Indonesian Corruption Watch has said it is suspicious of the agenda of some parties in the recruitment of new KPU and KPK members.

And now, after successfully securing their own political agenda and a higher monthly take-home-pay of up to Rp 70 million, politicians at the legislative body are seeking better housing with hope they can occupy livable and luxurious apartments upon returning to parliament after the 2009 legislative election.

The House has allocated a huge budget to bulldoze the current official housing complex in Kalibata, South Jakarta, and develop a luxurious apartment block on the land.

But despite all these improvements to their lives in the last nine years, the House and its members have failed to make a significant contribution to the people and the nation.

Many elements in the community and a few legislators have called for reforms in the House's organization and the electoral system so as to elect qualified and dedicated legislators.

Among the key points discussed has been the appointment of the House's secretary general by the House itself, instead of the government as happens now. The secretary general is required to report to and be held accountable to the House.

The Secretariat General itself should recruit more expert staff and researchers, instead of structural staff, to help legislators in doing their daily tasks.
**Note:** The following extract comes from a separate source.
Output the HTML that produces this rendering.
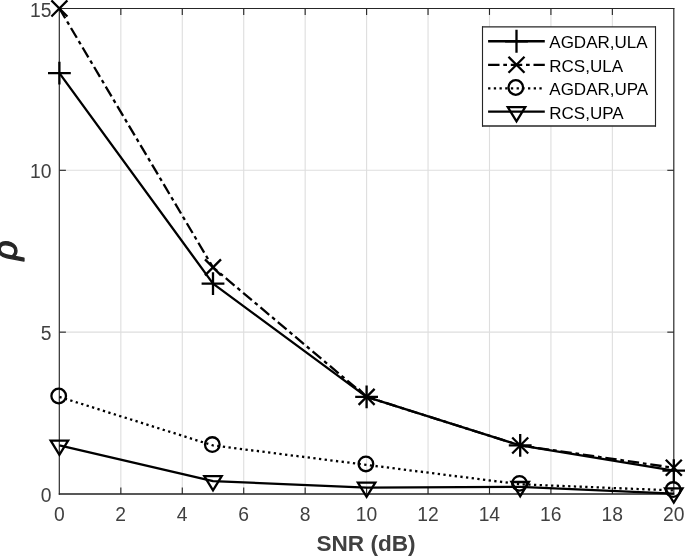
<!DOCTYPE html>
<html><head><meta charset="utf-8"><title>plot</title>
<style>html,body{margin:0;padding:0;background:#fff}body{width:685px;height:556px;overflow:hidden}</style></head>
<body>
<svg width="685" height="556" viewBox="0 0 685 556" style="display:block">
<rect width="685" height="556" fill="#fff"/>
<line x1="59.40" y1="8.45" x2="59.40" y2="494.0" stroke="#dedede" stroke-width="1.1"/>
<line x1="120.84" y1="8.45" x2="120.84" y2="494.0" stroke="#dedede" stroke-width="1.1"/>
<line x1="182.28" y1="8.45" x2="182.28" y2="494.0" stroke="#dedede" stroke-width="1.1"/>
<line x1="243.72" y1="8.45" x2="243.72" y2="494.0" stroke="#dedede" stroke-width="1.1"/>
<line x1="305.16" y1="8.45" x2="305.16" y2="494.0" stroke="#dedede" stroke-width="1.1"/>
<line x1="366.60" y1="8.45" x2="366.60" y2="494.0" stroke="#dedede" stroke-width="1.1"/>
<line x1="428.04" y1="8.45" x2="428.04" y2="494.0" stroke="#dedede" stroke-width="1.1"/>
<line x1="489.48" y1="8.45" x2="489.48" y2="494.0" stroke="#dedede" stroke-width="1.1"/>
<line x1="550.92" y1="8.45" x2="550.92" y2="494.0" stroke="#dedede" stroke-width="1.1"/>
<line x1="612.36" y1="8.45" x2="612.36" y2="494.0" stroke="#dedede" stroke-width="1.1"/>
<line x1="673.80" y1="8.45" x2="673.80" y2="494.0" stroke="#dedede" stroke-width="1.1"/>
<line x1="59.4" y1="494.00" x2="673.8" y2="494.00" stroke="#dedede" stroke-width="1.1"/>
<line x1="59.4" y1="332.15" x2="673.8" y2="332.15" stroke="#dedede" stroke-width="1.1"/>
<line x1="59.4" y1="170.30" x2="673.8" y2="170.30" stroke="#dedede" stroke-width="1.1"/>
<line x1="59.4" y1="8.45" x2="673.8" y2="8.45" stroke="#dedede" stroke-width="1.1"/>
<line x1="59.30" y1="7.89" x2="59.30" y2="494.67" stroke="#262626" stroke-width="1.12"/>
<line x1="673.80" y1="7.89" x2="673.80" y2="494.67" stroke="#262626" stroke-width="1.12"/>
<line x1="58.80" y1="8.45" x2="674.36" y2="8.45" stroke="#262626" stroke-width="1.12"/>
<line x1="58.80" y1="494.00" x2="674.36" y2="494.00" stroke="#262626" stroke-width="1.35"/>
<line x1="120.84" y1="494.0" x2="120.84" y2="487.5" stroke="#262626" stroke-width="1.12"/>
<line x1="120.84" y1="8.45" x2="120.84" y2="14.95" stroke="#262626" stroke-width="1.12"/>
<line x1="182.28" y1="494.0" x2="182.28" y2="487.5" stroke="#262626" stroke-width="1.12"/>
<line x1="182.28" y1="8.45" x2="182.28" y2="14.95" stroke="#262626" stroke-width="1.12"/>
<line x1="243.72" y1="494.0" x2="243.72" y2="487.5" stroke="#262626" stroke-width="1.12"/>
<line x1="243.72" y1="8.45" x2="243.72" y2="14.95" stroke="#262626" stroke-width="1.12"/>
<line x1="305.16" y1="494.0" x2="305.16" y2="487.5" stroke="#262626" stroke-width="1.12"/>
<line x1="305.16" y1="8.45" x2="305.16" y2="14.95" stroke="#262626" stroke-width="1.12"/>
<line x1="366.60" y1="494.0" x2="366.60" y2="487.5" stroke="#262626" stroke-width="1.12"/>
<line x1="366.60" y1="8.45" x2="366.60" y2="14.95" stroke="#262626" stroke-width="1.12"/>
<line x1="428.04" y1="494.0" x2="428.04" y2="487.5" stroke="#262626" stroke-width="1.12"/>
<line x1="428.04" y1="8.45" x2="428.04" y2="14.95" stroke="#262626" stroke-width="1.12"/>
<line x1="489.48" y1="494.0" x2="489.48" y2="487.5" stroke="#262626" stroke-width="1.12"/>
<line x1="489.48" y1="8.45" x2="489.48" y2="14.95" stroke="#262626" stroke-width="1.12"/>
<line x1="550.92" y1="494.0" x2="550.92" y2="487.5" stroke="#262626" stroke-width="1.12"/>
<line x1="550.92" y1="8.45" x2="550.92" y2="14.95" stroke="#262626" stroke-width="1.12"/>
<line x1="612.36" y1="494.0" x2="612.36" y2="487.5" stroke="#262626" stroke-width="1.12"/>
<line x1="612.36" y1="8.45" x2="612.36" y2="14.95" stroke="#262626" stroke-width="1.12"/>
<line x1="59.4" y1="332.15" x2="65.9" y2="332.15" stroke="#262626" stroke-width="1.12"/>
<line x1="673.8" y1="332.15" x2="667.3" y2="332.15" stroke="#262626" stroke-width="1.12"/>
<line x1="59.4" y1="170.30" x2="65.9" y2="170.30" stroke="#262626" stroke-width="1.12"/>
<line x1="673.8" y1="170.30" x2="667.3" y2="170.30" stroke="#262626" stroke-width="1.12"/>
<text x="59.30" y="521.0" text-anchor="middle" font-family="Liberation Sans, Arial, Helvetica, sans-serif" font-size="19.3" fill="#404040">0</text>
<text x="120.74" y="521.0" text-anchor="middle" font-family="Liberation Sans, Arial, Helvetica, sans-serif" font-size="19.3" fill="#404040">2</text>
<text x="182.18" y="521.0" text-anchor="middle" font-family="Liberation Sans, Arial, Helvetica, sans-serif" font-size="19.3" fill="#404040">4</text>
<text x="243.62" y="521.0" text-anchor="middle" font-family="Liberation Sans, Arial, Helvetica, sans-serif" font-size="19.3" fill="#404040">6</text>
<text x="305.06" y="521.0" text-anchor="middle" font-family="Liberation Sans, Arial, Helvetica, sans-serif" font-size="19.3" fill="#404040">8</text>
<text x="366.50" y="521.0" text-anchor="middle" font-family="Liberation Sans, Arial, Helvetica, sans-serif" font-size="19.3" fill="#404040">10</text>
<text x="427.94" y="521.0" text-anchor="middle" font-family="Liberation Sans, Arial, Helvetica, sans-serif" font-size="19.3" fill="#404040">12</text>
<text x="489.38" y="521.0" text-anchor="middle" font-family="Liberation Sans, Arial, Helvetica, sans-serif" font-size="19.3" fill="#404040">14</text>
<text x="550.82" y="521.0" text-anchor="middle" font-family="Liberation Sans, Arial, Helvetica, sans-serif" font-size="19.3" fill="#404040">16</text>
<text x="612.26" y="521.0" text-anchor="middle" font-family="Liberation Sans, Arial, Helvetica, sans-serif" font-size="19.3" fill="#404040">18</text>
<text x="673.70" y="521.0" text-anchor="middle" font-family="Liberation Sans, Arial, Helvetica, sans-serif" font-size="19.3" fill="#404040">20</text>
<text x="51.5" y="501.60" text-anchor="end" font-family="Liberation Sans, Arial, Helvetica, sans-serif" font-size="19.3" fill="#404040">0</text>
<text x="51.5" y="340.40" text-anchor="end" font-family="Liberation Sans, Arial, Helvetica, sans-serif" font-size="19.3" fill="#404040">5</text>
<text x="51.5" y="178.40" text-anchor="end" font-family="Liberation Sans, Arial, Helvetica, sans-serif" font-size="19.3" fill="#404040">10</text>
<text x="51.5" y="16.85" text-anchor="end" font-family="Liberation Sans, Arial, Helvetica, sans-serif" font-size="19.3" fill="#404040">15</text>
<text x="366" y="551.1" text-anchor="middle" font-family="Liberation Sans, Arial, Helvetica, sans-serif" font-size="22.6" font-weight="bold" fill="#404040">SNR (dB)</text>
<text transform="translate(17.0,250.32) rotate(-90)" text-anchor="middle" font-family="Liberation Sans, Arial, Helvetica, sans-serif" font-size="34.5" font-style="italic" fill="#262626" stroke="#262626" stroke-width="1.25" stroke-linejoin="round">ρ</text>
<polyline points="59.40,73.19 213.00,283.59 366.60,396.89 520.20,445.44 673.80,470.69" fill="none" stroke="#000" stroke-width="2.3" stroke-linejoin="round"/>
<path d="M48.00 73.19H70.80M59.40 61.79V84.59" stroke="#000" stroke-width="2.3" fill="none"/>
<path d="M201.60 283.59H224.40M213.00 272.19V294.99" stroke="#000" stroke-width="2.3" fill="none"/>
<path d="M355.20 396.89H378.00M366.60 385.49V408.29" stroke="#000" stroke-width="2.3" fill="none"/>
<path d="M508.80 445.44H531.60M520.20 434.05V456.84" stroke="#000" stroke-width="2.3" fill="none"/>
<path d="M662.40 470.69H685.20M673.80 459.29V482.09" stroke="#000" stroke-width="2.3" fill="none"/>
<polyline points="59.40,8.45 213.00,267.41 366.60,396.89 520.20,445.44 673.80,467.78" fill="none" stroke="#000" stroke-width="2.3" stroke-linejoin="round" stroke-dasharray="11.4 3.8 3.7 3.8"/>
<path d="M51.40 0.45L67.40 16.45M51.40 16.45L67.40 0.45" stroke="#000" stroke-width="2.3" fill="none"/>
<path d="M205.00 259.41L221.00 275.41M205.00 275.41L221.00 259.41" stroke="#000" stroke-width="2.3" fill="none"/>
<path d="M358.60 388.89L374.60 404.89M358.60 404.89L374.60 388.89" stroke="#000" stroke-width="2.3" fill="none"/>
<path d="M512.20 437.44L528.20 453.44M512.20 453.44L528.20 437.44" stroke="#000" stroke-width="2.3" fill="none"/>
<path d="M665.80 459.78L681.80 475.78M665.80 475.78L681.80 459.78" stroke="#000" stroke-width="2.3" fill="none"/>
<polyline points="59.40,396.89 213.00,445.44 366.60,464.87 520.20,484.29 673.80,490.44" fill="none" stroke="#000" stroke-width="2.3" stroke-linejoin="round" stroke-dasharray="2.3 3.4"/>
<circle cx="58.70" cy="395.99" r="7.3" stroke="#000" stroke-width="2.3" fill="none"/>
<circle cx="212.30" cy="444.55" r="7.3" stroke="#000" stroke-width="2.3" fill="none"/>
<circle cx="365.90" cy="463.97" r="7.3" stroke="#000" stroke-width="2.3" fill="none"/>
<circle cx="519.50" cy="483.39" r="7.3" stroke="#000" stroke-width="2.3" fill="none"/>
<circle cx="673.10" cy="489.54" r="7.3" stroke="#000" stroke-width="2.3" fill="none"/>
<polyline points="59.40,445.44 213.00,481.05 366.60,487.53 520.20,486.88 673.80,493.68" fill="none" stroke="#000" stroke-width="2.3" stroke-linejoin="round"/>
<path d="M50.70 440.55H68.10L59.40 454.75Z" stroke="#000" stroke-width="2.3" fill="none" stroke-linejoin="miter"/>
<path d="M204.30 476.15H221.70L213.00 490.35Z" stroke="#000" stroke-width="2.3" fill="none" stroke-linejoin="miter"/>
<path d="M357.90 482.63H375.30L366.60 496.83Z" stroke="#000" stroke-width="2.3" fill="none" stroke-linejoin="miter"/>
<path d="M511.50 481.98H528.90L520.20 496.18Z" stroke="#000" stroke-width="2.3" fill="none" stroke-linejoin="miter"/>
<path d="M665.10 488.28H682.50L673.80 502.48Z" stroke="#000" stroke-width="2.3" fill="none" stroke-linejoin="miter"/>
<rect x="482.5" y="26.9" width="173.00" height="99.10" fill="#fff"/>
<line x1="482.50" y1="26.30" x2="482.50" y2="126.60" stroke="#262626" stroke-width="1.12"/>
<line x1="655.50" y1="26.30" x2="655.50" y2="126.60" stroke="#262626" stroke-width="1.12"/>
<line x1="482.00" y1="26.90" x2="656.00" y2="26.90" stroke="#262626" stroke-width="1.35"/>
<line x1="482.00" y1="126.00" x2="656.00" y2="126.00" stroke="#262626" stroke-width="1.35"/>
<line x1="488.1" y1="41.25" x2="544.8" y2="41.25" stroke="#000" stroke-width="2.3"/>
<path d="M505.10 41.25H527.90M516.50 29.85V52.65" stroke="#000" stroke-width="2.3" fill="none"/>
<text x="549.3" y="48.25" font-family="Liberation Sans, Arial, Helvetica, sans-serif" font-size="17" fill="#000">AGDAR,ULA</text>
<line x1="488.1" y1="64.8" x2="544.8" y2="64.8" stroke="#000" stroke-width="2.3" stroke-dasharray="11.4 3.8 3.7 3.8"/>
<path d="M508.50 56.80L524.50 72.80M508.50 72.80L524.50 56.80" stroke="#000" stroke-width="2.3" fill="none"/>
<text x="549.3" y="71.75" font-family="Liberation Sans, Arial, Helvetica, sans-serif" font-size="17" fill="#000">RCS,ULA</text>
<line x1="488.1" y1="88.4" x2="544.8" y2="88.4" stroke="#000" stroke-width="2.3" stroke-dasharray="2.3 3.4"/>
<circle cx="515.80" cy="87.50" r="7.3" stroke="#000" stroke-width="2.3" fill="none"/>
<text x="549.3" y="95.25" font-family="Liberation Sans, Arial, Helvetica, sans-serif" font-size="17" fill="#000">AGDAR,UPA</text>
<line x1="488.1" y1="111.7" x2="544.8" y2="111.7" stroke="#000" stroke-width="2.3"/>
<path d="M507.80 107.15H525.20L516.50 121.35Z" stroke="#000" stroke-width="2.3" fill="none" stroke-linejoin="miter"/>
<text x="549.3" y="118.75" font-family="Liberation Sans, Arial, Helvetica, sans-serif" font-size="17" fill="#000">RCS,UPA</text>
</svg>
</body></html>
The House should also phase out the hierarchy in its leadership so that it needs only a speaker for all legislators

The general election bill being deliberated by the House should mandate the establishment of smaller electoral districts and the use of an open proportional system to get legitimate and qualified legislators to sit in the House for the 2009-2014 period.

If the House has the political will required to set a 5-percent electoral threshold and a 10-percent parliamentary threshold, it will reduce the number of factions and will have a strong power base to ensure a system of checks and balances with the government.

Finally, the House will also avoid becoming a rubber stamp for the executive branch if the Regional Representatives Council is granted the legislative and budgetary rights to uphold a two-room system in the parliament.